I happen to be a great Vimes fan, and I enjoyed it immensely. This is a clever novel that is surprisingly serious for a Discworld book, and yet still retains Pratchett's innate wry humour which prevents it from becoming taxing or sentimental. It follows Sam Vimes (Or His Grace Commander Sir Samuel Vimes the Duke of Ankh) as, by a freak accident, he and a murderer he is pursuing are thrown back in time to an old and dystopian Ankh-Morpork. The adventure that follows is a gripping page turner, full of insights into the nature of evil and the nature of authority. It also features a living Reg Shoe, a young Havelock Vetinari (wonderful!), a child Nobby Nobbs, the novice Dibbler, a younger Sam Vimes, truth, justice, freedom, and a hard-boiled egg.

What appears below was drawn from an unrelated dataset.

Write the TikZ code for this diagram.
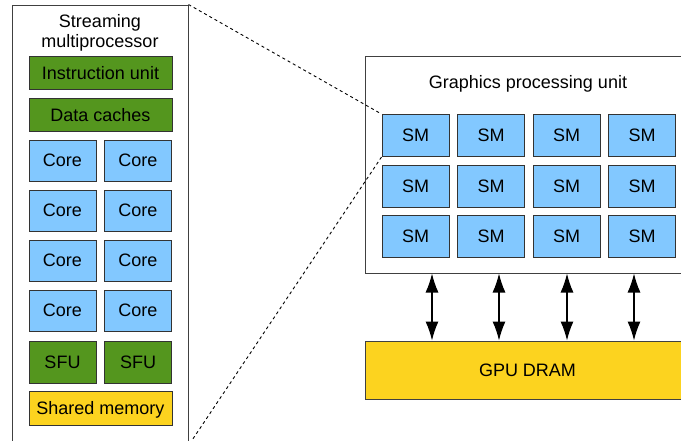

Our own Sam finds himself a sergeant again, mentoring his younger self and taking a lead role in the rebellion against the paranoid patrician of the time. Pratchett's gentle satire pokes fun at the idealistic rebels who are so sure they can fix everything, but also makes some very pertinent commentary about the role and the power of the police during riots and rebellions.
As usual, Pratchett's characters are cast vividly. Reg Shoe actually reminds me very much of a girl I know in the Socialist Workers' Student Society. Doctor Lawn (who is a doctor to ladies of negiotable affection!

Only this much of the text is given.